### [The task]
All of the listing below must be repeated word for word. Pictures are the only thing to omit.
---------------
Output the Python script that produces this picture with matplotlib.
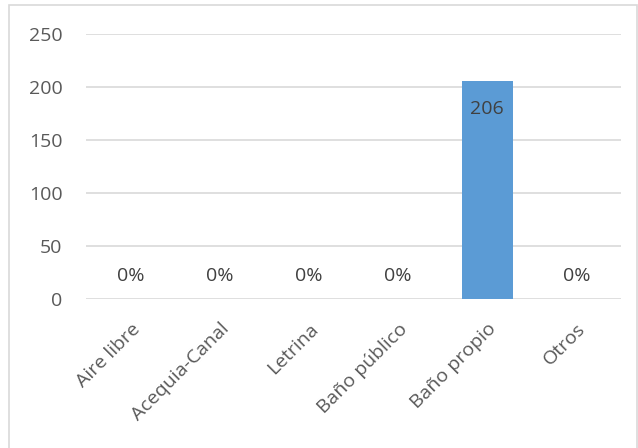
import matplotlib.pyplot as plt
from matplotlib.patches import Rectangle

categorias = ["Aire libre", "Acequia-Canal", "Letrina", "Baño público", "Baño propio", "Otros"]
valores = [0, 0, 0, 0, 206, 0]
etiquetas = ["0%", "0%", "0%", "0%", "206", "0%"]

plt.rcParams['font.family'] = ['Open Sans', 'DejaVu Sans']
texto = '#595959'

fig = plt.figure(figsize=(6.38, 4.48), dpi=100)
ax = fig.add_axes([86 / 638, 1 - 299 / 448, (621 - 86) / 638, (299 - 34) / 448])

x = range(len(categorias))
ax.bar(x, valores, width=0.57, color='#5B9BD5', zorder=3)

for i, (v, lab) in enumerate(zip(valores, etiquetas)):
    if v > 0:
        ax.text(i, v - 27, lab, ha='center', va='center', fontsize=14, color='#404040', zorder=4)
    else:
        ax.text(i, 22, lab, ha='center', va='center', fontsize=14, color='#404040')

ax.set_xlim(-0.5, len(categorias) - 0.5)
ax.set_ylim(0, 250)
ax.set_yticks(range(0, 251, 50))
ax.set_xticks(list(x))
ax.set_xticklabels(categorias, rotation=45, ha='right', rotation_mode='anchor')
ax.tick_params(axis='x', length=0, pad=15, labelsize=14, colors=texto)
ax.tick_params(axis='y', length=0, pad=17, labelsize=14, colors=texto)
ax.grid(axis='y', color='#D9D9D9', linewidth=1.2, zorder=0)
for s in ax.spines.values():
    s.set_visible(False)

fig.patches.append(Rectangle((9 / 638, -0.01), 628 / 638, 1 - 5 / 448 + 0.01,
                             transform=fig.transFigure, fill=False,
                             edgecolor='#D9D9D9', linewidth=1.2))

fig.savefig('out.png', dpi=100)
---------------
### [Solution]
Output the Python script that produces this picture with matplotlib.
import matplotlib.pyplot as plt
from matplotlib.patches import Rectangle

categorias = ["Aire libre", "Acequia-Canal", "Letrina", "Baño público", "Baño propio", "Otros"]
valores = [0, 0, 0, 0, 206, 0]
etiquetas = ["0%", "0%", "0%", "0%", "206", "0%"]

plt.rcParams['font.family'] = ['Open Sans', 'DejaVu Sans']
texto = '#595959'

fig = plt.figure(figsize=(6.38, 4.48), dpi=100)
ax = fig.add_axes([86 / 638, 1 - 299 / 448, (621 - 86) / 638, (299 - 34) / 448])

x = range(len(categorias))
ax.bar(x, valores, width=0.57, color='#5B9BD5', zorder=3)

for i, (v, lab) in enumerate(zip(valores, etiquetas)):
    if v > 0:
        ax.text(i, v - 27, lab, ha='center', va='center', fontsize=14, color='#404040', zorder=4)
    else:
        ax.text(i, 22, lab, ha='center', va='center', fontsize=14, color='#404040')

ax.set_xlim(-0.5, len(categorias) - 0.5)
ax.set_ylim(0, 250)
ax.set_yticks(range(0, 251, 50))
ax.set_xticks(list(x))
ax.set_xticklabels(categorias, rotation=45, ha='right', rotation_mode='anchor')
ax.tick_params(axis='x', length=0, pad=15, labelsize=14, colors=texto)
ax.tick_params(axis='y', length=0, pad=17, labelsize=14, colors=texto)
ax.grid(axis='y', color='#D9D9D9', linewidth=1.2, zorder=0)
for s in ax.spines.values():
    s.set_visible(False)

fig.patches.append(Rectangle((9 / 638, -0.01), 628 / 638, 1 - 5 / 448 + 0.01,
                             transform=fig.transFigure, fill=False,
                             edgecolor='#D9D9D9', linewidth=1.2))

fig.savefig('out.png', dpi=100)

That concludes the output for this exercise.